I have a lot on my mind tonight.
So bear with me as I unload to the blogging world...
Today I read this book.
If you know me at all you know two things about me.
1. I LOVE to read.
And 2. I am a HOPELESS romantic.
But a couple of months ago, I decided to take a break from my hopeless romance novels , yes hopeless, and enjoy the real world.
And not just enjoy the real world, but actually live in it.
A really good decision on my part.
I'll expand on that in a moment.
Being home for Christmas Break I have been extra LAZY.
With a capital "L".
It has been great and very much needed.
And I picked up a couple of books to read.
Not too sappy on the romance.
Mostly suspense and self growth lds fiction novels.
Love it.
The one I read today was about a girl who got her heart broken after ending her engagement a week before the wedding.
Basically the book goes on about how she gets out of her funk and discovers who she really is.
It left me with a lot of food for thought.
[Funny how I take such deep life lessons out of a silly fictional novel, right? Laugh if you will.]
Her dad challenges her to write a thank you note every week for a year to someone different so that she can be aware of the good in her life.

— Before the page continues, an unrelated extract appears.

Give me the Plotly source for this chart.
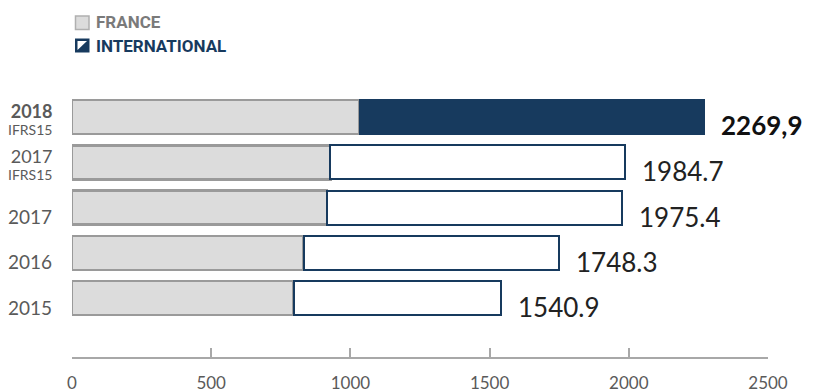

So...I'm thinking about doing that.
And I was thinking about maybe sharing it here on my blog?
I don't know; I'm still debating on that.
I suppose if its too personal I'll keep it to myself.
Anyways, my mom and I were talking yesterday about these books.
And I learned something.
I love my life.
Ha, silly realization right?
Well, let me expound on that.
In junior high, my 9th grade year I hit a particular low in my life.
And the way I escaped was through my books.
Since that time books have become my "get away from the world and everyone in it" thing.
After finishing the first book I've read in months yesterday, I was left feeling very empty.
Weird.
I hated that my book had ended and all I could think was I needed another one.
Dumb.
Now don't get me wrong, I still love to read and I love having something that gives me the chance to just be in my own little world.
An escape from the real world, if you will.
But when its all said and done, I really like MY life.
I love the people in it, I love the story I'm making and the power that I have to change my life for better or for worse.
I love the tender mercies of the Lord.
You know what I'm talking about?
Those moments when the Lord taps you kindly on the shoulder, or throws a shoe at your head [use your imagination...] to remind you what a blessed life you live?
Maybe its just me getting a shoe thrown at them.
Tonight my parents and I sat in my basement and wrapped Christmas presents.
But as I sat in my basement tonight in sweats, watching "Elf", and wrapping presents with two of the biggest heros in my life,
I could definitely see the pro's to being an adult.
I could definitely see the pro's to being an adult.
The older I get the more I appreciate these little moments.
I really like the times where I just get to be with the people I love, but I love the moments when I'm sitting there and am filled with so much love, gratitude, and appreciation for the life I have.
Sometimes I have to fight back the tears.
How did I get so lucky?
I'll never know, but I can't express enough appreciation to my Heavenly Father for all he has given me in my life.
Who knows what life will bring.
It scares me to think of the potential heart ache, pain, and misery that I could experience.
But I'm equally excited for the happiness and the multiple life changing opportunities that I know are surely able to balance out, if not completely overpower, the hard times in my life!